PROBLEM DETAILS> Reproduce the lines of the material exactly, excluding every image.

INFORMATION GIVEN>
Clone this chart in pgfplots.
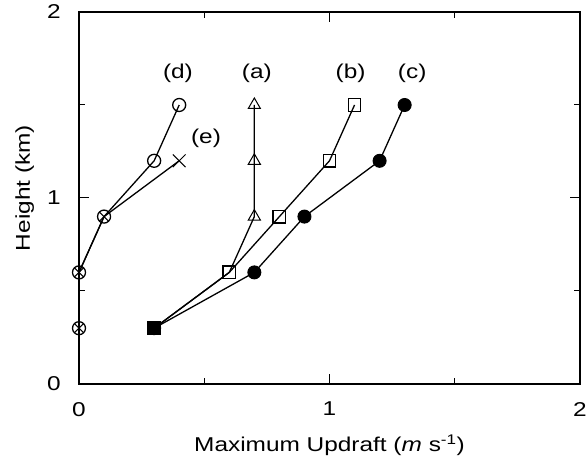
\documentclass[border=0pt]{standalone}
\usepackage{fontspec}
\setmainfont{Liberation Sans}[FakeStretch=1.22]
\usepackage{pgfplots}
\pgfplotsset{compat=1.18}
\begin{document}
\fontsize{20}{24}\selectfont
\begin{tikzpicture}
\begin{axis}[
  scale only axis, width=501pt, height=372pt,
  xmin=0, xmax=2, ymin=0, ymax=2,
  xtick={0,1,2}, ytick={0,1,2},
  minor xtick={0.5,1.5}, minor ytick={0.5,1.5},
  tick align=inside, major tick length=10pt, minor tick length=6pt,
  axis line style={line width=1.1pt}, every tick/.style={line width=1pt, black},
  /pgf/number format/assume math mode=true,
  ticklabel style={font=\fontsize{20}{24}\selectfont},
  xticklabel style={inner sep=0pt, anchor=north, yshift=-18pt},
  yticklabel style={inner sep=0pt, anchor=east, xshift=-18pt},
  xlabel={Maximum Updraft (\textit{m} s\textsuperscript{-1})},
  ylabel={Height (km)},
  label style={font=\fontsize{20}{24}\selectfont},
  xlabel style={at={(axis description cs:0.5,0)}, anchor=base, inner sep=0pt, yshift=-68pt},
  ylabel style={at={(axis description cs:0,0.5)}, anchor=base, inner sep=0pt, yshift=49pt, xshift=10pt},
  clip=false,
  every axis plot/.append style={black, line width=1.3pt, mark options={solid, line width=1pt}},
]
% (a)
\addplot[mark=triangle, mark size=7pt, mark indices={3,4,5}] coordinates {(0.3,0.3) (0.6,0.6) (0.7,0.9) (0.7,1.2) (0.7,1.5)};
% (b)
\addplot[mark=square, mark size=6.3pt, mark options={fill=white}] coordinates {(0.3,0.3) (0.6,0.6) (0.8,0.9) (1.0,1.2) (1.1,1.5)};
% (c)
\addplot[mark=*, mark size=6.5pt] coordinates {(0.3,0.3) (0.7,0.6) (0.9,0.9) (1.2,1.2) (1.3,1.5)};
\addplot[only marks, mark=square*, mark size=6.3pt] coordinates {(0.3,0.3)};
% (d)
\addplot[mark=o, mark size=6.5pt, mark options={fill=white}] coordinates {(0,0.3) (0,0.6) (0.1,0.9) (0.3,1.2) (0.4,1.5)};
% (e)
\addplot[mark=x, mark size=6.5pt, mark indices={1,2,3}] coordinates {(0,0.3) (0,0.6) (0.1,0.9) (0.4,1.2)};
\addplot[only marks, mark=x, mark size=9pt] coordinates {(0.4,1.2)};
\node at (axis cs:0.395,1.67) {(d)};
\node at (axis cs:0.71,1.67) {(a)};
\node at (axis cs:1.084,1.67) {(b)};
\node at (axis cs:1.33,1.67) {(c)};
\node at (axis cs:0.507,1.32) {(e)};
\end{axis}
\pgfresetboundingbox
\path (current axis.south west) ++(-79pt,-78pt) rectangle ++(587pt,462pt);
\end{tikzpicture}
\end{document}
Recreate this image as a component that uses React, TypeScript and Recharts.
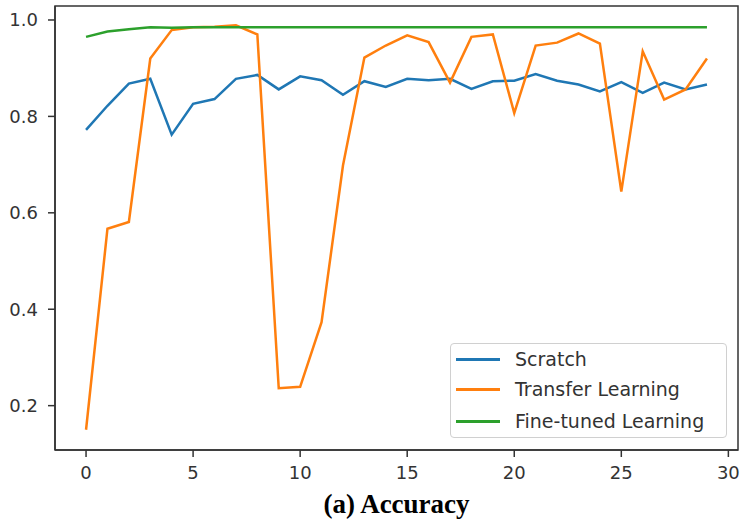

COMPLETE OUTPUT>
Clone this chart in pgfplots.
\documentclass[border=0pt]{standalone}
\usepackage{fontspec}
\setmainfont{Liberation Sans}[FakeStretch=1.22]
\usepackage{pgfplots}
\pgfplotsset{compat=1.18}
\begin{document}
\fontsize{20}{24}\selectfont
\begin{tikzpicture}
\begin{axis}[
  scale only axis, width=501pt, height=372pt,
  xmin=0, xmax=2, ymin=0, ymax=2,
  xtick={0,1,2}, ytick={0,1,2},
  minor xtick={0.5,1.5}, minor ytick={0.5,1.5},
  tick align=inside, major tick length=10pt, minor tick length=6pt,
  axis line style={line width=1.1pt}, every tick/.style={line width=1pt, black},
  /pgf/number format/assume math mode=true,
  ticklabel style={font=\fontsize{20}{24}\selectfont},
  xticklabel style={inner sep=0pt, anchor=north, yshift=-18pt},
  yticklabel style={inner sep=0pt, anchor=east, xshift=-18pt},
  xlabel={Maximum Updraft (\textit{m} s\textsuperscript{-1})},
  ylabel={Height (km)},
  label style={font=\fontsize{20}{24}\selectfont},
  xlabel style={at={(axis description cs:0.5,0)}, anchor=base, inner sep=0pt, yshift=-68pt},
  ylabel style={at={(axis description cs:0,0.5)}, anchor=base, inner sep=0pt, yshift=49pt, xshift=10pt},
  clip=false,
  every axis plot/.append style={black, line width=1.3pt, mark options={solid, line width=1pt}},
]
% (a)
\addplot[mark=triangle, mark size=7pt, mark indices={3,4,5}] coordinates {(0.3,0.3) (0.6,0.6) (0.7,0.9) (0.7,1.2) (0.7,1.5)};
% (b)
\addplot[mark=square, mark size=6.3pt, mark options={fill=white}] coordinates {(0.3,0.3) (0.6,0.6) (0.8,0.9) (1.0,1.2) (1.1,1.5)};
% (c)
\addplot[mark=*, mark size=6.5pt] coordinates {(0.3,0.3) (0.7,0.6) (0.9,0.9) (1.2,1.2) (1.3,1.5)};
\addplot[only marks, mark=square*, mark size=6.3pt] coordinates {(0.3,0.3)};
% (d)
\addplot[mark=o, mark size=6.5pt, mark options={fill=white}] coordinates {(0,0.3) (0,0.6) (0.1,0.9) (0.3,1.2) (0.4,1.5)};
% (e)
\addplot[mark=x, mark size=6.5pt, mark indices={1,2,3}] coordinates {(0,0.3) (0,0.6) (0.1,0.9) (0.4,1.2)};
\addplot[only marks, mark=x, mark size=9pt] coordinates {(0.4,1.2)};
\node at (axis cs:0.395,1.67) {(d)};
\node at (axis cs:0.71,1.67) {(a)};
\node at (axis cs:1.084,1.67) {(b)};
\node at (axis cs:1.33,1.67) {(c)};
\node at (axis cs:0.507,1.32) {(e)};
\end{axis}
\pgfresetboundingbox
\path (current axis.south west) ++(-79pt,-78pt) rectangle ++(587pt,462pt);
\end{tikzpicture}
\end{document}
Recreate this image as a component that uses React, TypeScript and Recharts.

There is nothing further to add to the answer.